Posted on: February 16th, 2016 by Christa Landram No Comments

Real Estate as an Asset
Under Section 42 of the Tax Code, all assets must be accounted for, with the exception of assets that have been disposed of more than two years ago. Real estate is part of assets that must be counted. Since there are a few different types of real estate, calculating total assets can be confusing.

To determine the asset value of real estate that has been sold at market value, the cash value of the property and the imputed value (if it exceeds $5,000) must be calculated. You calculate the imputed value by taking the cash value and multiplying it by the current HUD passbook rate. Once those two calculations are completed, the higher of the two is determined and used. The cash value is determined by taking the actual value of the property and deducting the outstanding mortgage, closing costs, and any other applicable fees.

A household that is using their real estate as rental property may apply to live in your property. When dealing with this scenario, two calculations must be done. The cash value must be determined as noted above. The second calculation that must be done is to determine the monthly income that is received for rent. The actual income received is not what is included. Management must take that amount and subtract the mortgage and any applicable maintenance fees.

If a real estate asset has been foreclosed on then it will not be considered in the asset calculations, as the tenant will not be receiving income from the foreclosure. Keep in mind that until the foreclosure is complete, the real estate is sold at an auction, or the title has been transferred to another party, the real estate is still technically considered the tenant’s.

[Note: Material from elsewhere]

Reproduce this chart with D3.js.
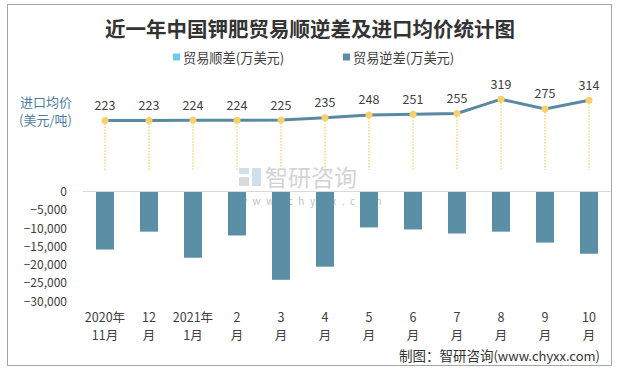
<!DOCTYPE html>
<html>
<head>
<meta charset="utf-8">
<script src="https://cdn.jsdelivr.net/npm/d3@7"></script>
<style>
  body { margin: 0; background: #fff; }
  svg text { font-family: "Noto Sans CJK SC", "DejaVu Sans", sans-serif; }
</style>
</head>
<body>
<div id="chart-container"></div>
<script>
// chart data
var months = [["2020年", "11月"], ["12", "月"], ["2021年", "1月"], ["2", "月"], ["3", "月"], ["4", "月"],
              ["5", "月"], ["6", "月"], ["7", "月"], ["8", "月"], ["9", "月"], ["10", "月"]];
var tradeDeficit = [-15900, -11000, -18150, -12050, -24200, -20600, -9850, -10400, -11500, -11000, -14000, -17050];
var importPrice = [223, 223, 224, 224, 225, 235, 248, 251, 255, 319, 275, 314];
var barTicks = [0, -5000, -10000, -15000, -20000, -25000, -30000];

var width = 619, height = 371;

var svg = d3.select("#chart-container").append("svg")
  .attr("width", width)
  .attr("height", height);

// outer frame
svg.append("rect")
  .attr("x", 7.5).attr("y", 4.5)
  .attr("width", 604).attr("height", 361)
  .attr("fill", "none")
  .attr("stroke", "#a6a6a6");

// title
svg.append("text")
  .attr("x", 310).attr("y", 28)
  .attr("text-anchor", "middle")
  .attr("dominant-baseline", "central")
  .attr("font-size", 20.5)
  .attr("font-weight", "bold")
  .attr("fill", "#333")
  .text("近一年中国钾肥贸易顺逆差及进口均价统计图");

// legend
var legend = [
  { name: "贸易顺差(万美元)", color: "#6dcbf0", x: 173 },
  { name: "贸易逆差(万美元)", color: "#5a8fa6", x: 343 }
];
var lg = svg.selectAll(".legend").data(legend).enter().append("g")
  .attr("class", "legend")
  .attr("transform", function(d) { return "translate(" + d.x + ",57)"; });
lg.append("rect").attr("x", 0).attr("y", -3.5).attr("width", 7).attr("height", 7)
  .attr("fill", function(d) { return d.color; });
lg.append("text").attr("x", 10).attr("y", 0)
  .attr("dominant-baseline", "central")
  .attr("font-size", 13.2).attr("fill", "#404040")
  .text(function(d) { return d.name; });

// left title for price
svg.append("text").attr("x", 20).attr("y", 101)
  .attr("dominant-baseline", "central").attr("font-size", 13).attr("fill", "#4a7fa3")
  .text("进口均价");
svg.append("text").attr("x", 19).attr("y", 119)
  .attr("dominant-baseline", "central").attr("font-size", 13).attr("fill", "#4a7fa3")
  .text("(美元/吨)");

// watermark
var wm = svg.append("g").attr("opacity", 0.9);
wm.append("rect").attr("x", 239).attr("y", 168).attr("width", 10).attr("height", 6).attr("fill", "#c9dcec");
wm.append("rect").attr("x", 239).attr("y", 177).attr("width", 10).attr("height", 9).attr("fill", "#d6d6d6");
wm.append("rect").attr("x", 252).attr("y", 168).attr("width", 9).attr("height", 18).attr("fill", "#c9dcec");
wm.append("text").attr("x", 265).attr("y", 176)
  .attr("dominant-baseline", "central").attr("font-size", 23).attr("fill", "#cfcfcf")
  .text("智研咨询");
wm.append("text").attr("x", 239).attr("y", 200)
  .attr("dominant-baseline", "central").attr("font-size", 10).attr("fill", "#bdbdbd")
  .attr("letter-spacing", "5.6px")
  .text("www.chyxx.com");

// scales
var x = d3.scaleBand()
  .domain(months.map(function(d, i) { return i; }))
  .range([83, 611])
  .paddingInner(0.59)
  .paddingOuter(0.295);

var yBar = d3.scaleLinear().domain([-30000, 0]).range([301, 191.5]);
var yPrice = d3.scaleLinear().domain([0, 350]).range([170, 92.3]);

// bar axis
var yAxis = d3.axisLeft(yBar).tickValues(barTicks).tickSize(0).tickPadding(0)
  .tickFormat(d3.format(","));
var ya = svg.append("g").attr("class", "y axis").attr("transform", "translate(67,0)").call(yAxis);
ya.select(".domain").remove();
ya.selectAll("text").attr("font-size", 12).attr("fill", "#404040")
  .attr("font-family", "'DejaVu Sans', sans-serif").attr("dy", "0.35em");

// bars
svg.selectAll(".bar").data(tradeDeficit).enter().append("rect")
  .attr("class", "bar")
  .attr("x", function(d, i) { return x(i); })
  .attr("width", x.bandwidth())
  .attr("y", yBar(0))
  .attr("height", function(d) { return yBar(d) - yBar(0); })
  .attr("fill", "#5a8fa6");

// zero line
svg.append("line")
  .attr("x1", 83).attr("x2", 611)
  .attr("y1", yBar(0)).attr("y2", yBar(0))
  .attr("stroke", "#d9d9d9").attr("stroke-width", 1.2);

// x labels
var xl = svg.selectAll(".xlabel").data(months).enter().append("text")
  .attr("class", "xlabel")
  .attr("text-anchor", "middle")
  .attr("font-size", 12.5).attr("fill", "#404040");
xl.append("tspan")
  .attr("x", function(d, i) { return x(i) + x.bandwidth() / 2; })
  .attr("y", 322)
  .text(function(d) { return d[0]; });
xl.append("tspan")
  .attr("x", function(d, i) { return x(i) + x.bandwidth() / 2; })
  .attr("y", 340)
  .text(function(d) { return d[1]; });

// price: drop lines
var cx = function(d, i) { return x(i) + x.bandwidth() / 2; };
svg.selectAll(".drop").data(importPrice).enter().append("line")
  .attr("class", "drop")
  .attr("x1", cx).attr("x2", cx)
  .attr("y1", function(d) { return yPrice(d); })
  .attr("y2", yPrice(0))
  .attr("stroke", "#f7d57a").attr("stroke-width", 1.5)
  .attr("stroke-dasharray", "1.5,1.5");

// price line
var line = d3.line()
  .x(function(d, i) { return cx(d, i); })
  .y(function(d) { return yPrice(d); });
svg.append("path").datum(importPrice)
  .attr("d", line)
  .attr("fill", "none")
  .attr("stroke", "#5a8aa3")
  .attr("stroke-width", 3);

// markers
svg.selectAll(".dot").data(importPrice).enter().append("circle")
  .attr("class", "dot")
  .attr("cx", cx)
  .attr("cy", function(d) { return yPrice(d); })
  .attr("r", 3.5)
  .attr("fill", "#f8d06c");

// value labels
svg.selectAll(".label").data(importPrice).enter().append("text")
  .attr("class", "label")
  .attr("x", cx)
  .attr("y", function(d) { return yPrice(d) - 16; })
  .attr("text-anchor", "middle")
  .attr("dominant-baseline", "central")
  .attr("font-size", 12.5).attr("fill", "#404040")
  .attr("font-family", "'DejaVu Sans', sans-serif")
  .text(function(d) { return d; });

// source
var src = svg.append("text").attr("x", 600).attr("y", 355)
  .attr("text-anchor", "end").attr("dominant-baseline", "central")
  .attr("font-size", 13.5).attr("fill", "#333");
src.append("tspan").text("制图：智研咨询");
src.append("tspan").attr("font-size", 13).text("(www.chyxx.com)");
</script>
</body>
</html>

The real estate may have gone through a short sale. In this case, it is typically not considered an asset as, most often, the owner will not be receiving income from this asset. However, if there is a difference in the sale that is in favor of the resident, that difference is counted as an asset. Additionally, it must be verified by a third party if it is a HOME project and if it exceeds $5,000 for LIHTC.
One final note is in regard to reverse mortgages. These are similar to a loan since the income from this must be paid back. Keep in mind that the real estate would still need to be treated as an asset and calculated accordingly. The calculation for the cash value of this done by taking the market value less the principal balance due on the reverse mortgage.

There are many types of scenarios when dealing with real estate, so please ensure you are consulting with your HFA or State Agency if you come across one of these examples.